### Given records
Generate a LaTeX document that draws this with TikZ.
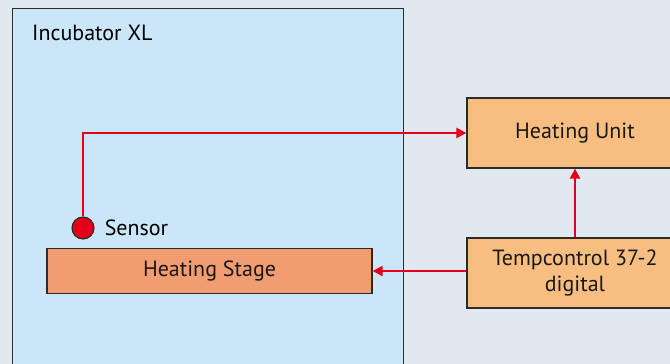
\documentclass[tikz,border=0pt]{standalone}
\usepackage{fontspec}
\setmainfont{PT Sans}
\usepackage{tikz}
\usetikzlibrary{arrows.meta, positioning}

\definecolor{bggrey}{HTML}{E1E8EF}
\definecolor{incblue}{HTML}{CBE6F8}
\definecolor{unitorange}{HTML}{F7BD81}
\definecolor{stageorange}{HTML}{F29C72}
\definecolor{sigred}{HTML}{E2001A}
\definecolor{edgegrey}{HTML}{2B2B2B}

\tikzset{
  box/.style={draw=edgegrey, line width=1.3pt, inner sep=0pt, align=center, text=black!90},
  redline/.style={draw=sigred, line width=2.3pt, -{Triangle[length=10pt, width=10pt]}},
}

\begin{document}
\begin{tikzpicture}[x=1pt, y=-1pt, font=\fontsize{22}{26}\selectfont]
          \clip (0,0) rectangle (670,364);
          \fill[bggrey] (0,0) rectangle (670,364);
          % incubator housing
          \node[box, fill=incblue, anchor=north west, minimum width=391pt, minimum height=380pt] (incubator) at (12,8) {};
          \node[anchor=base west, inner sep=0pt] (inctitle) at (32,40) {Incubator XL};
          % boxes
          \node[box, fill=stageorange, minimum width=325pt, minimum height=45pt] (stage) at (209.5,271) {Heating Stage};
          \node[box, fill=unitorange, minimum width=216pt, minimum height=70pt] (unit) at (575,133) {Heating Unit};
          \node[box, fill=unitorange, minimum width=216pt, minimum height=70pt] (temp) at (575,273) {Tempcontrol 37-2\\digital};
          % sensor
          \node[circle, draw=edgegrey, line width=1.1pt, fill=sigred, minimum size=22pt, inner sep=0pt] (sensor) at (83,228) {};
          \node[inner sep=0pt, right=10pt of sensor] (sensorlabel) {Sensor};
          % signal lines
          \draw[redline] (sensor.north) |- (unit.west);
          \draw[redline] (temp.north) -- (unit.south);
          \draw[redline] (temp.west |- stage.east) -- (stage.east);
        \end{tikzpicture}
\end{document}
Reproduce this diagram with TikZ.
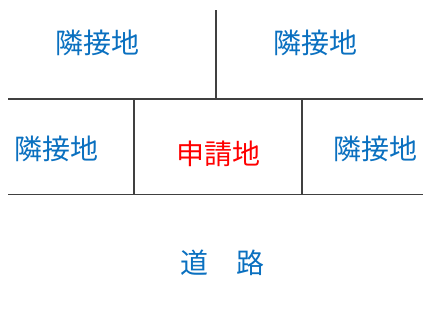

---

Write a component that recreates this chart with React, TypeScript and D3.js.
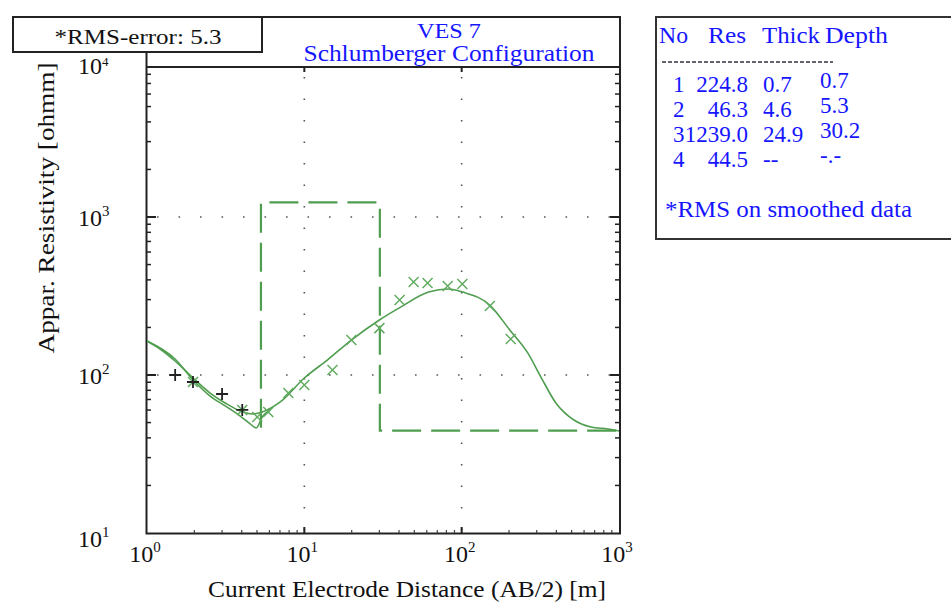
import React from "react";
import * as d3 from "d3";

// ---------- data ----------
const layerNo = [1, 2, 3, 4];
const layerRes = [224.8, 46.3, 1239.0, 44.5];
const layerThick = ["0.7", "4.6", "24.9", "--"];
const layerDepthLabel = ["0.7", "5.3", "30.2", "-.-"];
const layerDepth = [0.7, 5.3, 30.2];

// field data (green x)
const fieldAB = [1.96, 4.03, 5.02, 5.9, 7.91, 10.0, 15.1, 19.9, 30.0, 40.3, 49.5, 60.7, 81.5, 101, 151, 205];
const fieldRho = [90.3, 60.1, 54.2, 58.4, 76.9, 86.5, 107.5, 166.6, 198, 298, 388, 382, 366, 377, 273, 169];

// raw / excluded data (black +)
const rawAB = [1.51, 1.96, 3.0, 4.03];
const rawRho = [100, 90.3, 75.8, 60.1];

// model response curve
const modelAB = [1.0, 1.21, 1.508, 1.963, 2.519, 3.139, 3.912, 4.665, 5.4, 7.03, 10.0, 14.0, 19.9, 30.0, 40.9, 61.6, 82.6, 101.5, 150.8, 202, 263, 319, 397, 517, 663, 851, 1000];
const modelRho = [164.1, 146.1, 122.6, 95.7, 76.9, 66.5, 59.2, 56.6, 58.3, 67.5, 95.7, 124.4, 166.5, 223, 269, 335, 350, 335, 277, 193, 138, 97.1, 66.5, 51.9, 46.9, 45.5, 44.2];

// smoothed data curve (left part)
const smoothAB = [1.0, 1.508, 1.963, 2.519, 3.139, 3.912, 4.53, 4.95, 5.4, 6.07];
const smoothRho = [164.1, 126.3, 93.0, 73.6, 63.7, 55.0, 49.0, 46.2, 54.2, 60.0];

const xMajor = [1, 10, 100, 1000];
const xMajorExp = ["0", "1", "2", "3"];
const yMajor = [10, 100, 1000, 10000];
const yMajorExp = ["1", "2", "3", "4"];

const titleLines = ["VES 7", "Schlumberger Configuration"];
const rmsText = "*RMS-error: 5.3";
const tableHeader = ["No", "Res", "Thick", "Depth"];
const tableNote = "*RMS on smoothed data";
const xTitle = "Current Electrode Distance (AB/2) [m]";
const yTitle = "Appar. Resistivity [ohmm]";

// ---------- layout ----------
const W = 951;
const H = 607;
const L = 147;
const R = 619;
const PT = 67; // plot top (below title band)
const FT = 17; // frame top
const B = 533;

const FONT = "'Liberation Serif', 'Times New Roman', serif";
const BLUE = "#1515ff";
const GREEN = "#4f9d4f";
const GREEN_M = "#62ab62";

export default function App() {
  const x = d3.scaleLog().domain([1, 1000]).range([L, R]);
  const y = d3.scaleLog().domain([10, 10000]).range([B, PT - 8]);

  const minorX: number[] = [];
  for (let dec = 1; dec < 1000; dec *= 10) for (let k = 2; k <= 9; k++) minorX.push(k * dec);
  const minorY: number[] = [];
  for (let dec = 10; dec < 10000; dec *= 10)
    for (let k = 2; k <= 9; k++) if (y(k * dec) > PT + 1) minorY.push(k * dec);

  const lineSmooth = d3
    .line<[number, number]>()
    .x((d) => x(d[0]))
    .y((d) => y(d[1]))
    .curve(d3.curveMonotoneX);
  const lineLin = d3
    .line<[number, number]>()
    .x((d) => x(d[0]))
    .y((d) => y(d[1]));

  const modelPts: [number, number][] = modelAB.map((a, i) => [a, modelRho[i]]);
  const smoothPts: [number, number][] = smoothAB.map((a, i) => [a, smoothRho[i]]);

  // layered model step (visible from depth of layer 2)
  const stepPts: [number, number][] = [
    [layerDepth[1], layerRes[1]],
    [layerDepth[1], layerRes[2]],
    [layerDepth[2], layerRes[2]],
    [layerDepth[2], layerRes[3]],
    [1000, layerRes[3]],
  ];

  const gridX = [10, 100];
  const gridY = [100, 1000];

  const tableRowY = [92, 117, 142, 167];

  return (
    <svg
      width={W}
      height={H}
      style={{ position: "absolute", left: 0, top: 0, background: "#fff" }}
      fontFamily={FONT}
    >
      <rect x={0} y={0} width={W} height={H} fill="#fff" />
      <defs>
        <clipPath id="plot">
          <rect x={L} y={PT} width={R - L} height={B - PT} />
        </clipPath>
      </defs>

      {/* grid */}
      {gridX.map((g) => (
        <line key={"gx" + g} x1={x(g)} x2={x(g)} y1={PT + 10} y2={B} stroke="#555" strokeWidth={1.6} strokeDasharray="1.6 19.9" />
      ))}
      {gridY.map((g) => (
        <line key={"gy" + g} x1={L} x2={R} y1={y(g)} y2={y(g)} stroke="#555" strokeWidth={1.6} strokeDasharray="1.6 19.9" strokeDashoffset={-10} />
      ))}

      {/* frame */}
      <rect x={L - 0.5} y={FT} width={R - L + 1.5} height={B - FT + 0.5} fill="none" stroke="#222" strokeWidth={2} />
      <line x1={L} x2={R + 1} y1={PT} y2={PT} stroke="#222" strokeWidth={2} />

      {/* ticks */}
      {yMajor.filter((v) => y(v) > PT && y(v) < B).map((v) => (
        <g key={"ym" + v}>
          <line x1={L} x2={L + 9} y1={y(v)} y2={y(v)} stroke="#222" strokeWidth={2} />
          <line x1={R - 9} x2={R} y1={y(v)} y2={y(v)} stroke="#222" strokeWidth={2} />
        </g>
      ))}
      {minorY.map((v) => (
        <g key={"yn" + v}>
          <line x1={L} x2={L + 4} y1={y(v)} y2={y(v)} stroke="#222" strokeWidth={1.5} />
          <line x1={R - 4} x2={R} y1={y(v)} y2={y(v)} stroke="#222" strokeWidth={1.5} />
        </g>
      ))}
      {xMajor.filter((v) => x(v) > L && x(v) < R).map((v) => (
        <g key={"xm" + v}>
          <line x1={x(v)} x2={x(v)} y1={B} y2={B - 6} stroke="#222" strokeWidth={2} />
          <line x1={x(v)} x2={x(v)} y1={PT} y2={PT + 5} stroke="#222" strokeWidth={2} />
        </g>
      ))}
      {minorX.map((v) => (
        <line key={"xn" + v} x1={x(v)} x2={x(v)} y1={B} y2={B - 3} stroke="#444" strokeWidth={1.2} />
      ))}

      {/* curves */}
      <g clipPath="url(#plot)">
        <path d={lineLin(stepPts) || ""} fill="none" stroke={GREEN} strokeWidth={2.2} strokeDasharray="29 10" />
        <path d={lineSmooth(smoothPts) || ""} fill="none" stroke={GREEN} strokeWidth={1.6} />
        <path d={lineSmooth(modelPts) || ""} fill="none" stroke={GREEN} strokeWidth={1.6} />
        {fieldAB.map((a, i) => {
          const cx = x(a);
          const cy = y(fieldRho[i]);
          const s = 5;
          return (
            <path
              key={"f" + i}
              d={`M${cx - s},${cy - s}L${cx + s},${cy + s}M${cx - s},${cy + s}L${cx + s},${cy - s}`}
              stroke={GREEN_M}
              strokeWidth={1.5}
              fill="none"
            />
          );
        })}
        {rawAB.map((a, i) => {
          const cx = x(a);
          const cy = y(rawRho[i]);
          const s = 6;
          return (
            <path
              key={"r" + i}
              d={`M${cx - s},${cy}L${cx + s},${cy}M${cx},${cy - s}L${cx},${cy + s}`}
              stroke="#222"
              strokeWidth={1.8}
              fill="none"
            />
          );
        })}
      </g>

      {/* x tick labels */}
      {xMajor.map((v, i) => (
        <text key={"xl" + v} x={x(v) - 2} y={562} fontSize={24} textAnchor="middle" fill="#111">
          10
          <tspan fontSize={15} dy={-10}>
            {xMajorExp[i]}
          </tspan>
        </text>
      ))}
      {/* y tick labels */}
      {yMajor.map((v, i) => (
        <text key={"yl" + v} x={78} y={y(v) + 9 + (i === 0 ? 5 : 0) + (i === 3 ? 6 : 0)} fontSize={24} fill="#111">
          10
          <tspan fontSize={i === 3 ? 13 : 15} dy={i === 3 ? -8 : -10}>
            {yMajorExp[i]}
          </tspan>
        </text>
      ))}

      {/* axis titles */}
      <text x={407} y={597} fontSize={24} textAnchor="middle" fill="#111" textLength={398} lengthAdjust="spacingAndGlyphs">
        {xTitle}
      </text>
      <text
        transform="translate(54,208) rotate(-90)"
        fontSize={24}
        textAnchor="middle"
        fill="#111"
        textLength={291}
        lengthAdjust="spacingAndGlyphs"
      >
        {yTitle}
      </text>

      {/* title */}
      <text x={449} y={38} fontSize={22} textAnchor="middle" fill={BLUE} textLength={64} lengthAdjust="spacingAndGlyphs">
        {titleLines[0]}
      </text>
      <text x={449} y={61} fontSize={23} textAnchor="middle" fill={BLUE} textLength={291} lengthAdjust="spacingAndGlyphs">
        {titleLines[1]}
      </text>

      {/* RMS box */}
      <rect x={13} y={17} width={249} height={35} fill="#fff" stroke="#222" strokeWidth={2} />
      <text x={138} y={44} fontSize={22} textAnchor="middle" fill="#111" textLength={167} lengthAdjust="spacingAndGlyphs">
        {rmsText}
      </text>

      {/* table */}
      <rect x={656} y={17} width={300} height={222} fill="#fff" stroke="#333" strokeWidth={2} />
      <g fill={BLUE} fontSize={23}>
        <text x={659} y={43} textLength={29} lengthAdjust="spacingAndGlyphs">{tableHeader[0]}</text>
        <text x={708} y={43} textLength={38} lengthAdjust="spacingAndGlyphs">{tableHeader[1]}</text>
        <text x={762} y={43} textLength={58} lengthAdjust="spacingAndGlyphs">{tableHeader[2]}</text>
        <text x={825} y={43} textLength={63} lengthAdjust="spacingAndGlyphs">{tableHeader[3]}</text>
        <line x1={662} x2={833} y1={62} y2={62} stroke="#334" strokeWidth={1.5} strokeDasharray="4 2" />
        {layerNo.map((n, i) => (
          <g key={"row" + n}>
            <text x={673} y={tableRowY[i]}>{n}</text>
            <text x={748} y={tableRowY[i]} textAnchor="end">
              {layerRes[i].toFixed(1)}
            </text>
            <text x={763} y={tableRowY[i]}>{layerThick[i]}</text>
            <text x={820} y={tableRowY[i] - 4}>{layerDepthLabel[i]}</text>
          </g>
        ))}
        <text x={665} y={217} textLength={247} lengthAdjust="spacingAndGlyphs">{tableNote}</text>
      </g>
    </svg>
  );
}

### Requirement
Your task is to transcribe exactly the lines starting at the line that contains "Generate a LaTeX" and ending at the line that contains "Reproduce this diagram with TikZ.", both included. Leave out the pictures.

### Final result
Generate a LaTeX document that draws this with TikZ.
\documentclass[tikz,border=0pt]{standalone}
\usepackage{fontspec}
\setmainfont{PT Sans}
\usepackage{tikz}
\usetikzlibrary{arrows.meta, positioning}

\definecolor{bggrey}{HTML}{E1E8EF}
\definecolor{incblue}{HTML}{CBE6F8}
\definecolor{unitorange}{HTML}{F7BD81}
\definecolor{stageorange}{HTML}{F29C72}
\definecolor{sigred}{HTML}{E2001A}
\definecolor{edgegrey}{HTML}{2B2B2B}

\tikzset{
  box/.style={draw=edgegrey, line width=1.3pt, inner sep=0pt, align=center, text=black!90},
  redline/.style={draw=sigred, line width=2.3pt, -{Triangle[length=10pt, width=10pt]}},
}

\begin{document}
\begin{tikzpicture}[x=1pt, y=-1pt, font=\fontsize{22}{26}\selectfont]
          \clip (0,0) rectangle (670,364);
          \fill[bggrey] (0,0) rectangle (670,364);
          % incubator housing
          \node[box, fill=incblue, anchor=north west, minimum width=391pt, minimum height=380pt] (incubator) at (12,8) {};
          \node[anchor=base west, inner sep=0pt] (inctitle) at (32,40) {Incubator XL};
          % boxes
          \node[box, fill=stageorange, minimum width=325pt, minimum height=45pt] (stage) at (209.5,271) {Heating Stage};
          \node[box, fill=unitorange, minimum width=216pt, minimum height=70pt] (unit) at (575,133) {Heating Unit};
          \node[box, fill=unitorange, minimum width=216pt, minimum height=70pt] (temp) at (575,273) {Tempcontrol 37-2\\digital};
          % sensor
          \node[circle, draw=edgegrey, line width=1.1pt, fill=sigred, minimum size=22pt, inner sep=0pt] (sensor) at (83,228) {};
          \node[inner sep=0pt, right=10pt of sensor] (sensorlabel) {Sensor};
          % signal lines
          \draw[redline] (sensor.north) |- (unit.west);
          \draw[redline] (temp.north) -- (unit.south);
          \draw[redline] (temp.west |- stage.east) -- (stage.east);
        \end{tikzpicture}
\end{document}
Reproduce this diagram with TikZ.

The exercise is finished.